* [STATED EXERCISE]
Your output is the lines from the first one to the one containing "const yStep = 10;", repeated exactly, with images left out.

* [DATASET EXCERPT]
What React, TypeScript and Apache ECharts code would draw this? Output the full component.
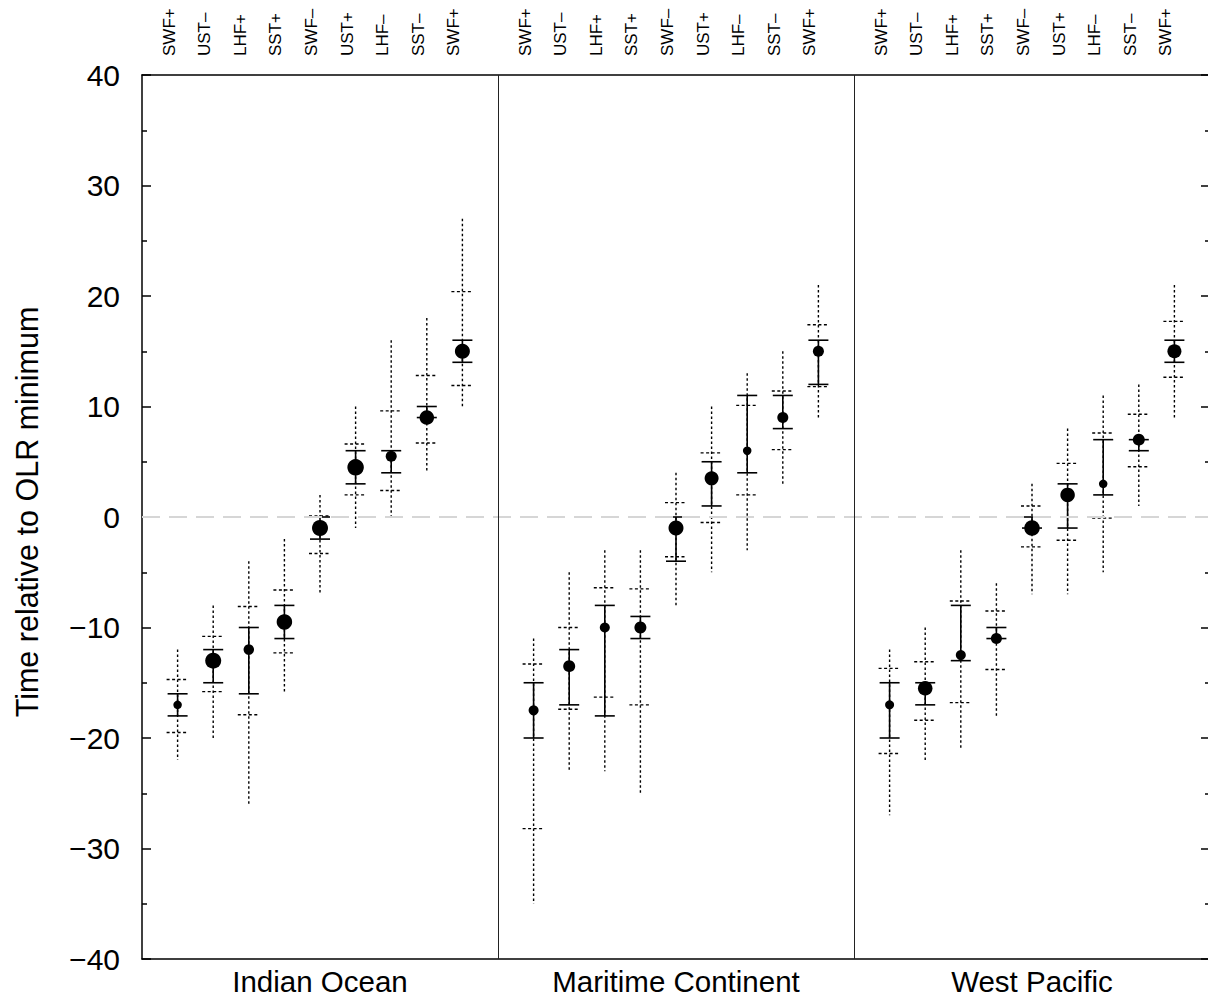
import React, { useEffect, useRef } from 'react';
import * as echarts from 'echarts';

// Categories (process order) shown above each panel
const categories = ['SWF+', 'UST–', 'LHF+', 'SST+', 'SWF–', 'UST+', 'LHF–', 'SST–', 'SWF+'];
// Regions (panels)
const regions = ['Indian Ocean', 'Maritime Continent', 'West Pacific'];
// Y tick range
const yMin = -40;
const yMax = 40;
const yStep = 10;

// Values per item, grouped: Indian Ocean (9), Maritime Continent (9), West Pacific (9)
const whiskerMax = [
  -12, -8, -4, -2, 2, 10, 16, 18, 27,
  -11, -5, -3, -3, 4, 10, 13, 15, 21,
  -12, -10, -3, -6, 3, 8, 11, 12, 21,
];
const outerHigh = [
  -14.7, -10.8, -8.1, -6.6, 0.1, 6.6, 9.6, 12.8, 20.4,
  -13.3, -10, -6.4, -6.5, 1.3, 5.8, 10.1, 11.4, 17.4,
  -13.7, -13.1, -7.6, -8.5, 1.0, 4.85, 7.6, 9.3, 17.7,
];
const innerHigh = [
  -16, -12, -10, -8, 0, 6, 6, 10, 16,
  -15, -12, -8, -9, 0, 5, 11, 11, 16,
  -15, -15, -8, -10, 0, 3, 7, 7, 16,
];
const median = [
  -17, -13, -12, -9.5, -1, 4.5, 5.5, 9, 15,
  -17.5, -13.5, -10, -10, -1, 3.5, 6, 9, 15,
  -17, -15.5, -12.5, -11, -1, 2, 3, 7, 15,
];
const innerLow = [
  -18, -15, -16, -11, -2, 3, 4, 9, 14,
  -20, -17, -18, -11, -4, 1, 4, 8, 12,
  -20, -17, -13, -11, -1, -1, 2, 6, 14,
];
const outerLow = [
  -19.5, -15.8, -17.9, -12.3, -3.3, 2, 2.4, 6.7, 11.9,
  -28.2, -17.4, -16.3, -17, -3.6, -0.5, 2, 6.1, 11.8,
  -21.4, -18.4, -16.8, -13.8, -2.7, -2.1, -0.1, 4.55, 12.65,
];
const whiskerMin = [
  -22, -20, -26, -16, -7, -1, 0, 4, 10,
  -35, -23, -23, -25, -8, -5, -3, 3, 9,
  -27, -22, -21, -18, -7, -7, -5, 1, 9,
];
const dotSize = [
  8.5, 16, 10.5, 15.5, 16, 16.5, 11, 14.5, 15,
  10, 12, 10, 12, 15, 14, 8.5, 11, 11,
  9, 14.5, 10, 11, 15.5, 14.5, 8.5, 12, 14,
];

const FONT = "'Liberation Sans', Arial, Helvetica, sans-serif";

export default function App() {
  const ref = useRef<HTMLDivElement>(null);

  useEffect(() => {
    if (!ref.current) return;
    const chart = echarts.init(ref.current, null, { renderer: 'svg' });
    const slots = categories.length + 1;

    const items: number[][] = [];
    regions.forEach((_, ri) => {
      categories.forEach((__, ci) => {
        const k = ri * categories.length + ci;
        items.push([
          ri * slots + ci + 1,
          whiskerMax[k], outerHigh[k], innerHigh[k], median[k],
          innerLow[k], outerLow[k], whiskerMin[k], dotSize[k],
        ]);
      });
    });

    const fmtNum = (v: number) => (v < 0 ? '−' + Math.abs(v) : String(v));

    const option: any = {
      animation: false,
      textStyle: { fontFamily: FONT, color: '#000' },
      grid: { left: 142, top: 75, width: 1068, height: 884, containLabel: false },
      xAxis: [
        {
          type: 'value', min: 0, max: regions.length * slots, interval: slots / 2,
          position: 'bottom',
          axisLine: { show: true, onZero: false, lineStyle: { color: '#000', width: 1.5 } },
          axisTick: { show: false },
          splitLine: { show: false },
          axisLabel: {
            fontSize: 29.5, color: '#000', margin: 7, fontFamily: FONT,
            showMinLabel: true, showMaxLabel: true,
            formatter: (v: number) => {
              const r = Math.round(v);
              if (r % slots === slots / 2) return regions[Math.floor(r / slots)] || '';
              return '';
            },
          },
        },
        {
          type: 'value', min: 0, max: regions.length * slots, interval: 1,
          position: 'top',
          axisLine: { show: true, onZero: false, lineStyle: { color: '#000', width: 1.5 } },
          axisTick: { show: false },
          splitLine: { show: false },
          axisLabel: {
            fontSize: 17, color: '#000', rotate: -90, margin: 19, fontFamily: FONT,
            verticalAlign: 'bottom',
            showMinLabel: true, showMaxLabel: true,
            formatter: (v: number) => {
              const r = Math.round(v) % slots;
              return r === 0 ? '' : categories[r - 1];
            },
          },
        },
      ],
      yAxis: [
        {
          type: 'value', min: yMin, max: yMax, interval: yStep, position: 'left',
          axisLine: { show: true, onZero: false, lineStyle: { color: '#000', width: 1.5 } },
          axisTick: { show: true, inside: true, length: 9, lineStyle: { color: '#000', width: 1.5 } },
          minorTick: { show: true, splitNumber: 2, length: 5, lineStyle: { color: '#000', width: 1.5 } },
          splitLine: { show: false },
          axisLabel: { fontSize: 30, color: '#000', margin: 22, fontFamily: FONT, formatter: fmtNum },
        },
        {
          type: 'value', min: yMin, max: yMax, interval: yStep, position: 'right',
          axisLine: { show: true, onZero: false, lineStyle: { color: '#000', width: 1.5 } },
          axisTick: { show: true, inside: true, length: 9, lineStyle: { color: '#000', width: 1.5 } },
          minorTick: { show: true, splitNumber: 2, length: 5, lineStyle: { color: '#000', width: 1.5 } },
          splitLine: { show: false },
          axisLabel: { show: false },
        },
      ],
      graphic: [
        {
          type: 'text', x: 27, y: 512, rotation: Math.PI / 2,
          style: {
            text: 'Time relative to OLR minimum', fontSize: 30.5, fontFamily: FONT, fill: '#000',
            align: 'center', verticalAlign: 'middle',
          },
        },
      ],
      series: [
        {
          type: 'line', data: [], xAxisIndex: 0, yAxisIndex: 0, z: 1,
          markLine: {
            silent: true, symbol: 'none', label: { show: false }, animation: false,
            data: [
              { yAxis: 0, lineStyle: { color: '#d6d6d6', width: 2, type: [18, 9] } },
              ...regions.slice(1).map((_, i) => ({
                xAxis: (i + 1) * slots, lineStyle: { color: '#222', width: 1, type: 'solid' },
              })),
            ],
          },
        },
        {
          type: 'custom', xAxisIndex: 0, yAxisIndex: 0, z: 3,
          encode: { x: 0, y: [1, 4, 7] },
          data: items,
          renderItem: (params: any, api: any) => {
            const x = api.value(0);
            const py = (v: number) => api.coord([x, v])[1];
            const cx = api.coord([x, 0])[0];
            const yWMax = py(api.value(1));
            const yOHi = py(api.value(2));
            const yIHi = py(api.value(3));
            const yMed = py(api.value(4));
            const yILo = py(api.value(5));
            const yOLo = py(api.value(6));
            const yWMin = py(api.value(7));
            const size = api.value(8);
            const dotted = { stroke: '#000', lineWidth: 1.4, lineDash: [2.5, 2.5] };
            const dashed = { stroke: '#000', lineWidth: 1.4, lineDash: [3, 2.5] };
            const solid = { stroke: '#000', lineWidth: 1.6 };
            const vline = (y1: number, y2: number, style: any) => ({
              type: 'line', shape: { x1: cx, y1, x2: cx, y2 }, style,
            });
            const hline = (y: number, half: number, style: any) => ({
              type: 'line', shape: { x1: cx - half, y1: y, x2: cx + half, y2: y }, style,
            });
            return {
              type: 'group',
              children: [
                vline(yWMax, yWMin, dotted),
                hline(yOHi, 11, dashed),
                hline(yOLo, 11, dashed),
                vline(yIHi, yILo, solid),
                hline(yIHi, 10, solid),
                hline(yILo, 10, solid),
                { type: 'circle', shape: { cx, cy: yMed, r: size / 2 }, style: { fill: '#000' } },
              ],
            };
          },
        },
      ],
    };

    chart.setOption(option);
    return () => chart.dispose();
  }, []);

  return (
    <div
      ref={ref}
      style={{ position: 'fixed', left: 0, top: 0, width: 1216, height: 998, background: '#fff' }}
    />
  );
}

* [FULL OUTPUT]
What React, TypeScript and Apache ECharts code would draw this? Output the full component.
import React, { useEffect, useRef } from 'react';
import * as echarts from 'echarts';

// Categories (process order) shown above each panel
const categories = ['SWF+', 'UST–', 'LHF+', 'SST+', 'SWF–', 'UST+', 'LHF–', 'SST–', 'SWF+'];
// Regions (panels)
const regions = ['Indian Ocean', 'Maritime Continent', 'West Pacific'];
// Y tick range
const yMin = -40;
const yMax = 40;
const yStep = 10;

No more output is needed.